Outro problema fatal do utilitarismo é que ele desumaniza a existência. Ao tratar pessoas como "unidades de bem-estar" - fontes de prazer ou dor a serem otimizadas - elimina o que faz alguém ser uma pessoa: sua história, seus projetos, sua liberdade de dar sentido à própria vida. Uma mãe que passa a noite acordada cuidando de um filho doente não o faz por cálculo de utilidade. Um artista que pinta por décadas sem reconhecimento não busca saldo positivo. Um ativista que morre por uma causa não quer "o maior bem para o maior número" - quer fidelidade a um valor que transcende o cálculo.

O utilitarismo não consegue explicar por que alguém escolheria sofrer por amor, por honra ou por verdade. Do ponto de vista utilitarista, tais escolhas são irracionais, já que não maximizam prazer nem reduzem sofrimento. No entanto, são justamente essas escolhas que revelam a profundidade da condição humana. Elas mostram que a vida não se resume a cálculos de utilidade, mas é marcada por valores que transcendem qualquer lógica de otimização.

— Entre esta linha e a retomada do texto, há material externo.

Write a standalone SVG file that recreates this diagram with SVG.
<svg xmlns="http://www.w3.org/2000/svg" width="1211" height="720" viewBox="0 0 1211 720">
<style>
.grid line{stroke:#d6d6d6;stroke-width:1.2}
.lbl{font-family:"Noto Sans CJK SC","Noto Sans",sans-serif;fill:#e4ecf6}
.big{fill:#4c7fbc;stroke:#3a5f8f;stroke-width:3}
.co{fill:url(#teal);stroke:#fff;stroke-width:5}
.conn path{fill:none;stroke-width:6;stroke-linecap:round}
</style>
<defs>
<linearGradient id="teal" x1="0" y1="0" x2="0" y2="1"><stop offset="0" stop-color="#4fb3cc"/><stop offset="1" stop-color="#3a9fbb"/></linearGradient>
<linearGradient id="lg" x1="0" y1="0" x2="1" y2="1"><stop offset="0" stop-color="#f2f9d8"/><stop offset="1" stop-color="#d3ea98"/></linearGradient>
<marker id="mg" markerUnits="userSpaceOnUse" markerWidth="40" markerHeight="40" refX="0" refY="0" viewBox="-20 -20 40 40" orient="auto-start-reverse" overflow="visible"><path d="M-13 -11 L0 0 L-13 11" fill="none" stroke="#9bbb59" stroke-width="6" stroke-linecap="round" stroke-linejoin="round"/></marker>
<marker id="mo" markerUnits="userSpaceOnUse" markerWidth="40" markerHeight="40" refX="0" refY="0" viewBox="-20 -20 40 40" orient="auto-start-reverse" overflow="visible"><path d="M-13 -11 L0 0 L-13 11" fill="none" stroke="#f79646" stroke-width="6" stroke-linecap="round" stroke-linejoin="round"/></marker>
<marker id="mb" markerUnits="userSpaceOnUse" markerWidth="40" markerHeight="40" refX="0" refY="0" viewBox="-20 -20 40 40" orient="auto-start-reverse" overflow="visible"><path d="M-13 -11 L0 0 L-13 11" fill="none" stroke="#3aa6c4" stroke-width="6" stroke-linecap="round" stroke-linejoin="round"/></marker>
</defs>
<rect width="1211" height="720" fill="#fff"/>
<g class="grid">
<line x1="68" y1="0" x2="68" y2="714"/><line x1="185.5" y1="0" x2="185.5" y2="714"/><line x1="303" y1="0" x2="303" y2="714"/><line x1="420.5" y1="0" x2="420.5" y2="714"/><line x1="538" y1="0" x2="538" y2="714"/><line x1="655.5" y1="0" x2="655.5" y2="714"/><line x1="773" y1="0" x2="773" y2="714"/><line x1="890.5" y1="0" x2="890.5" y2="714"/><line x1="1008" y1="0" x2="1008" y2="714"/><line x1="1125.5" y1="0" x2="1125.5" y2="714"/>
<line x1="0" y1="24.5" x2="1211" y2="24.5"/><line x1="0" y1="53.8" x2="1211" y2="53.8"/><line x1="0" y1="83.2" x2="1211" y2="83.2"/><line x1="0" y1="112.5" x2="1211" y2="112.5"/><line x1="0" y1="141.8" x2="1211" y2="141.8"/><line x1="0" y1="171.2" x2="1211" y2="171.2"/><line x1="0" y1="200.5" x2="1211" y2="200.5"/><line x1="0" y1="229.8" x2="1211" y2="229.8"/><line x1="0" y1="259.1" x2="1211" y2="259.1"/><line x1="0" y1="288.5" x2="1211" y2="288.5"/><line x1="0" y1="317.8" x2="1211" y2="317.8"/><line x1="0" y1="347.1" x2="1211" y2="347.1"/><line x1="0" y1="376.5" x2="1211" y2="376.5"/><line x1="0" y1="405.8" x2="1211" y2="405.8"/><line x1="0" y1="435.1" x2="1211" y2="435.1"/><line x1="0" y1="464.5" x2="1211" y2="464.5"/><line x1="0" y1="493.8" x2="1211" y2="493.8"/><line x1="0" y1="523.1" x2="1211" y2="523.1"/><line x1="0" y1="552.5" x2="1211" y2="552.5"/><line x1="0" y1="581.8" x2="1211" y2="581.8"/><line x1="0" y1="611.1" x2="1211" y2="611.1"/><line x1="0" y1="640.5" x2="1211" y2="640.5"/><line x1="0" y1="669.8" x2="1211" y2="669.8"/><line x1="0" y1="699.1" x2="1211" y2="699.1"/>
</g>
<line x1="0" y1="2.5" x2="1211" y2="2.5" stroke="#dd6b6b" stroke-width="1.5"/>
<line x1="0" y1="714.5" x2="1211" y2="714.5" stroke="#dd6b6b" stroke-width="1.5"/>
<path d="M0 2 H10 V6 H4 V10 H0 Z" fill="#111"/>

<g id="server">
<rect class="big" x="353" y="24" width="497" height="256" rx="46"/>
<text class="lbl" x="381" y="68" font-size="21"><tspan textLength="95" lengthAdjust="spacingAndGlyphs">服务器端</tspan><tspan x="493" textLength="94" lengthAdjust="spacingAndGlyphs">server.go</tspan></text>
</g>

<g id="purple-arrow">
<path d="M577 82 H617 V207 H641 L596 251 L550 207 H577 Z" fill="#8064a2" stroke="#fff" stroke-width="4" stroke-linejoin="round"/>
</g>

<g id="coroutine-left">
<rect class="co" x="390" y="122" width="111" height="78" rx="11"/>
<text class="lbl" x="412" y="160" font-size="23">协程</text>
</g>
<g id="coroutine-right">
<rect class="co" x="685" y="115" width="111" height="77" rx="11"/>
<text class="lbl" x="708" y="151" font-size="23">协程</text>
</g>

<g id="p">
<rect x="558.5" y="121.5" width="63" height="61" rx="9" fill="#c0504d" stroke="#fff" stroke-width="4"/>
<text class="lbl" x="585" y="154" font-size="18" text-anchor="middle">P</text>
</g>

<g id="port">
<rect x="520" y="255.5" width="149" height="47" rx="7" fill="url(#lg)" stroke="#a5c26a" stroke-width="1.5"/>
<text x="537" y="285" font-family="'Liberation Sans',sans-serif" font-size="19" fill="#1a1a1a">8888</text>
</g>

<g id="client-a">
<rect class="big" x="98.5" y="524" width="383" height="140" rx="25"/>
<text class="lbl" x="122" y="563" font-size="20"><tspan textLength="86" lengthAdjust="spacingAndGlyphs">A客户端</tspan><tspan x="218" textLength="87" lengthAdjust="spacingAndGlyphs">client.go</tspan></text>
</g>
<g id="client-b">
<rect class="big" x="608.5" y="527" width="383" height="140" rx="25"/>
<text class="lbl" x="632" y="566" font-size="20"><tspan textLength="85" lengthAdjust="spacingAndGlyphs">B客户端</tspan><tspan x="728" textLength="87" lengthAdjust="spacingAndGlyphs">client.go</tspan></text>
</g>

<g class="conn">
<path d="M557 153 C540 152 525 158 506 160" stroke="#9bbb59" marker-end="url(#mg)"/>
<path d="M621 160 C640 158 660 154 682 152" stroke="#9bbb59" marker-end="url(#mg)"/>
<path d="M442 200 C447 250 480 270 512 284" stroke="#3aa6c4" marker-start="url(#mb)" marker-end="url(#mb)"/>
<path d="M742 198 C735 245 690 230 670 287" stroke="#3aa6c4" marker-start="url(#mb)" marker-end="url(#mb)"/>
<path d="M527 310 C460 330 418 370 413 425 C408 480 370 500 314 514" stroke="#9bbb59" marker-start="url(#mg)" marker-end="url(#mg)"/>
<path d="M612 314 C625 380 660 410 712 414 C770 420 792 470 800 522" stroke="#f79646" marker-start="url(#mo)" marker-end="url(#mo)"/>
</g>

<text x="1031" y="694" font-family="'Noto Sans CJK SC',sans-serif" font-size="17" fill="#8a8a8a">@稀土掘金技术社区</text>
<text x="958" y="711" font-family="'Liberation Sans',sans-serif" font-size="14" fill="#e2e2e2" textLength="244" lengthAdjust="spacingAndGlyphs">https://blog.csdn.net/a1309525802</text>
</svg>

Em última instância, o utilitarismo não apenas falha em medir o bem: ele falha em compreender o que significa ser humano. Ser humano é poder escolher sofrer por aquilo que se ama, por aquilo que se considera justo ou verdadeiro. É essa capacidade de transcender o cálculo que dá à vida sua profundidade e sentido. Reduzir a existência a uma equação de prazer e dor é desumanizá-la, porque ignora justamente aquilo que nos torna pessoas: nossa história, nossos projetos e nossa liberdade de dar significado à própria vida.